=== Task description ===
Write out the data below exactly as given, without any of its pictures.

== Dataset extract

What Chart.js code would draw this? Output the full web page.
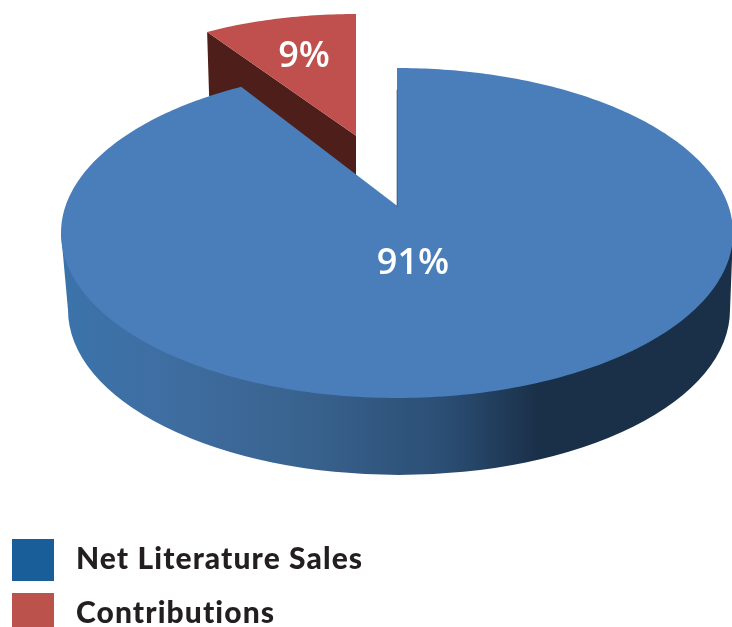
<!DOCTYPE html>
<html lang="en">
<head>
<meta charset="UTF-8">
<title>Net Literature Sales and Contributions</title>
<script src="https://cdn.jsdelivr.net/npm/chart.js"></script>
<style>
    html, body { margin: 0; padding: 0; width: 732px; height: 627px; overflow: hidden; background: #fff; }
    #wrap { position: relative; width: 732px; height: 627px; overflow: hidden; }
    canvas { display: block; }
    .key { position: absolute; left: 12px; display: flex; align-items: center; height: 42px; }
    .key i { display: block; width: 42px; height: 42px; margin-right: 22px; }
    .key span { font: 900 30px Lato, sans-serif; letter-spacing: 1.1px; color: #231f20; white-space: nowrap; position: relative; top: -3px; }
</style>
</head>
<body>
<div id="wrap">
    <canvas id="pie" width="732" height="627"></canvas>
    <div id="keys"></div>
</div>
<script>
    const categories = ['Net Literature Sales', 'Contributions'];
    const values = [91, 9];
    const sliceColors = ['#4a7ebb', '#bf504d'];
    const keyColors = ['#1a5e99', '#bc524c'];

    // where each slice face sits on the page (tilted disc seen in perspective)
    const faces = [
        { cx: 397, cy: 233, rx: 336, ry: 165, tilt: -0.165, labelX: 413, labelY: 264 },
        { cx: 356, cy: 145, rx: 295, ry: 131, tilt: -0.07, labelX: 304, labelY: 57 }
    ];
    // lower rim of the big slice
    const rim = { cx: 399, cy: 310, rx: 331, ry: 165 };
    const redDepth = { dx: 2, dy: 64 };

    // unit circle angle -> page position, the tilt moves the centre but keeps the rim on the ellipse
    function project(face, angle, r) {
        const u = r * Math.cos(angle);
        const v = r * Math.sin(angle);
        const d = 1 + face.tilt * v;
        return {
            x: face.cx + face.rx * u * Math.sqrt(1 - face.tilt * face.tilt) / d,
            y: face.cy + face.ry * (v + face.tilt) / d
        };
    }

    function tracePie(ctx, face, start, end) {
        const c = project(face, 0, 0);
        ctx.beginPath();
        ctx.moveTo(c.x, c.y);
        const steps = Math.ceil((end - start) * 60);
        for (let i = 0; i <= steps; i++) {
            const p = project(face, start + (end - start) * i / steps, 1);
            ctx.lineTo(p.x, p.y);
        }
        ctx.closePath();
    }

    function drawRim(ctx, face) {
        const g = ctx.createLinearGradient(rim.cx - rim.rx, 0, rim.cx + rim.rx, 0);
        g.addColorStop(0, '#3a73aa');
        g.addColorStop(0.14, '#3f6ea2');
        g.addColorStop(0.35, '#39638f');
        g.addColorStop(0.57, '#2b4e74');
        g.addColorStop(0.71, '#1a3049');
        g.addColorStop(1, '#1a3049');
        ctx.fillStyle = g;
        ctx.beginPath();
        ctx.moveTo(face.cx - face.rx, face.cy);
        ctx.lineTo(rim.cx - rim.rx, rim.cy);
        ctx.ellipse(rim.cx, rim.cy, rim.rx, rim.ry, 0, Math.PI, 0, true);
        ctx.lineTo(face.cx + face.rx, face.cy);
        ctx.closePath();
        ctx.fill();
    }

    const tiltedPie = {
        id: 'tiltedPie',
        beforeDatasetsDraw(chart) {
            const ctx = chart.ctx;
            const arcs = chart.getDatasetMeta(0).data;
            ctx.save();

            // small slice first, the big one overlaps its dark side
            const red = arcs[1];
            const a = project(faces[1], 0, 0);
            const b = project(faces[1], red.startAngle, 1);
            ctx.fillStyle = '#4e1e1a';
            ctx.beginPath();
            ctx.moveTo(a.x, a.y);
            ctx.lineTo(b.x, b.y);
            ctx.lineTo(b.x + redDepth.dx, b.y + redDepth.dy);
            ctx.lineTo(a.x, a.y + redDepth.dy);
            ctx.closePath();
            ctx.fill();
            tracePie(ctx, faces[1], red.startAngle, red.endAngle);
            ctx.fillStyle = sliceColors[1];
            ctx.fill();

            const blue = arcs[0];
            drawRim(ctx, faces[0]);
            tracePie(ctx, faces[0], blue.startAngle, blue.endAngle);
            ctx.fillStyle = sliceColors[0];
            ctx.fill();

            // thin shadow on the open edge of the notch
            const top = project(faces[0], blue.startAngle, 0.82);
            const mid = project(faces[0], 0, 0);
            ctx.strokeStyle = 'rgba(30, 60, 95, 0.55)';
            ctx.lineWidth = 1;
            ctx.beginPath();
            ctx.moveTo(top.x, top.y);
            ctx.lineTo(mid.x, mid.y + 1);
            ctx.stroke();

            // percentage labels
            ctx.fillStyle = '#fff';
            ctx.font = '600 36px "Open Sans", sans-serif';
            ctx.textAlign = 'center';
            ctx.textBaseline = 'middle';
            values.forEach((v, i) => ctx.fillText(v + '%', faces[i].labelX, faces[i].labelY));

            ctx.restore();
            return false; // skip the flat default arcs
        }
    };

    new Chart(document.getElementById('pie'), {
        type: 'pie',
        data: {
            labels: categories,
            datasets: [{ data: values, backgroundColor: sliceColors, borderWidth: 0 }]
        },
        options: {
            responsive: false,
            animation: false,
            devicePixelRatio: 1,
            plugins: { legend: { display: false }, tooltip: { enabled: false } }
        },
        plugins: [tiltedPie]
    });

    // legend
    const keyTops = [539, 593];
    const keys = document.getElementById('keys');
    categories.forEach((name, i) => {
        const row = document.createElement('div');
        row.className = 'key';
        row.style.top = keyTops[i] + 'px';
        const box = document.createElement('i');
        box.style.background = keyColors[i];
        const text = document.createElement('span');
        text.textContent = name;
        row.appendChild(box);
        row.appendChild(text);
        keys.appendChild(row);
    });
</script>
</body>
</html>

====

=== Exercise solution ===
What Chart.js code would draw this? Output the full web page.
<!DOCTYPE html>
<html lang="en">
<head>
<meta charset="UTF-8">
<title>Net Literature Sales and Contributions</title>
<script src="https://cdn.jsdelivr.net/npm/chart.js"></script>
<style>
    html, body { margin: 0; padding: 0; width: 732px; height: 627px; overflow: hidden; background: #fff; }
    #wrap { position: relative; width: 732px; height: 627px; overflow: hidden; }
    canvas { display: block; }
    .key { position: absolute; left: 12px; display: flex; align-items: center; height: 42px; }
    .key i { display: block; width: 42px; height: 42px; margin-right: 22px; }
    .key span { font: 900 30px Lato, sans-serif; letter-spacing: 1.1px; color: #231f20; white-space: nowrap; position: relative; top: -3px; }
</style>
</head>
<body>
<div id="wrap">
    <canvas id="pie" width="732" height="627"></canvas>
    <div id="keys"></div>
</div>
<script>
    const categories = ['Net Literature Sales', 'Contributions'];
    const values = [91, 9];
    const sliceColors = ['#4a7ebb', '#bf504d'];
    const keyColors = ['#1a5e99', '#bc524c'];

    // where each slice face sits on the page (tilted disc seen in perspective)
    const faces = [
        { cx: 397, cy: 233, rx: 336, ry: 165, tilt: -0.165, labelX: 413, labelY: 264 },
        { cx: 356, cy: 145, rx: 295, ry: 131, tilt: -0.07, labelX: 304, labelY: 57 }
    ];
    // lower rim of the big slice
    const rim = { cx: 399, cy: 310, rx: 331, ry: 165 };
    const redDepth = { dx: 2, dy: 64 };

    // unit circle angle -> page position, the tilt moves the centre but keeps the rim on the ellipse
    function project(face, angle, r) {
        const u = r * Math.cos(angle);
        const v = r * Math.sin(angle);
        const d = 1 + face.tilt * v;
        return {
            x: face.cx + face.rx * u * Math.sqrt(1 - face.tilt * face.tilt) / d,
            y: face.cy + face.ry * (v + face.tilt) / d
        };
    }

    function tracePie(ctx, face, start, end) {
        const c = project(face, 0, 0);
        ctx.beginPath();
        ctx.moveTo(c.x, c.y);
        const steps = Math.ceil((end - start) * 60);
        for (let i = 0; i <= steps; i++) {
            const p = project(face, start + (end - start) * i / steps, 1);
            ctx.lineTo(p.x, p.y);
        }
        ctx.closePath();
    }

    function drawRim(ctx, face) {
        const g = ctx.createLinearGradient(rim.cx - rim.rx, 0, rim.cx + rim.rx, 0);
        g.addColorStop(0, '#3a73aa');
        g.addColorStop(0.14, '#3f6ea2');
        g.addColorStop(0.35, '#39638f');
        g.addColorStop(0.57, '#2b4e74');
        g.addColorStop(0.71, '#1a3049');
        g.addColorStop(1, '#1a3049');
        ctx.fillStyle = g;
        ctx.beginPath();
        ctx.moveTo(face.cx - face.rx, face.cy);
        ctx.lineTo(rim.cx - rim.rx, rim.cy);
        ctx.ellipse(rim.cx, rim.cy, rim.rx, rim.ry, 0, Math.PI, 0, true);
        ctx.lineTo(face.cx + face.rx, face.cy);
        ctx.closePath();
        ctx.fill();
    }

    const tiltedPie = {
        id: 'tiltedPie',
        beforeDatasetsDraw(chart) {
            const ctx = chart.ctx;
            const arcs = chart.getDatasetMeta(0).data;
            ctx.save();

            // small slice first, the big one overlaps its dark side
            const red = arcs[1];
            const a = project(faces[1], 0, 0);
            const b = project(faces[1], red.startAngle, 1);
            ctx.fillStyle = '#4e1e1a';
            ctx.beginPath();
            ctx.moveTo(a.x, a.y);
            ctx.lineTo(b.x, b.y);
            ctx.lineTo(b.x + redDepth.dx, b.y + redDepth.dy);
            ctx.lineTo(a.x, a.y + redDepth.dy);
            ctx.closePath();
            ctx.fill();
            tracePie(ctx, faces[1], red.startAngle, red.endAngle);
            ctx.fillStyle = sliceColors[1];
            ctx.fill();

            const blue = arcs[0];
            drawRim(ctx, faces[0]);
            tracePie(ctx, faces[0], blue.startAngle, blue.endAngle);
            ctx.fillStyle = sliceColors[0];
            ctx.fill();

            // thin shadow on the open edge of the notch
            const top = project(faces[0], blue.startAngle, 0.82);
            const mid = project(faces[0], 0, 0);
            ctx.strokeStyle = 'rgba(30, 60, 95, 0.55)';
            ctx.lineWidth = 1;
            ctx.beginPath();
            ctx.moveTo(top.x, top.y);
            ctx.lineTo(mid.x, mid.y + 1);
            ctx.stroke();

            // percentage labels
            ctx.fillStyle = '#fff';
            ctx.font = '600 36px "Open Sans", sans-serif';
            ctx.textAlign = 'center';
            ctx.textBaseline = 'middle';
            values.forEach((v, i) => ctx.fillText(v + '%', faces[i].labelX, faces[i].labelY));

            ctx.restore();
            return false; // skip the flat default arcs
        }
    };

    new Chart(document.getElementById('pie'), {
        type: 'pie',
        data: {
            labels: categories,
            datasets: [{ data: values, backgroundColor: sliceColors, borderWidth: 0 }]
        },
        options: {
            responsive: false,
            animation: false,
            devicePixelRatio: 1,
            plugins: { legend: { display: false }, tooltip: { enabled: false } }
        },
        plugins: [tiltedPie]
    });

    // legend
    const keyTops = [539, 593];
    const keys = document.getElementById('keys');
    categories.forEach((name, i) => {
        const row = document.createElement('div');
        row.className = 'key';
        row.style.top = keyTops[i] + 'px';
        const box = document.createElement('i');
        box.style.background = keyColors[i];
        const text = document.createElement('span');
        text.textContent = name;
        row.appendChild(box);
        row.appendChild(text);
        keys.appendChild(row);
    });
</script>
</body>
</html>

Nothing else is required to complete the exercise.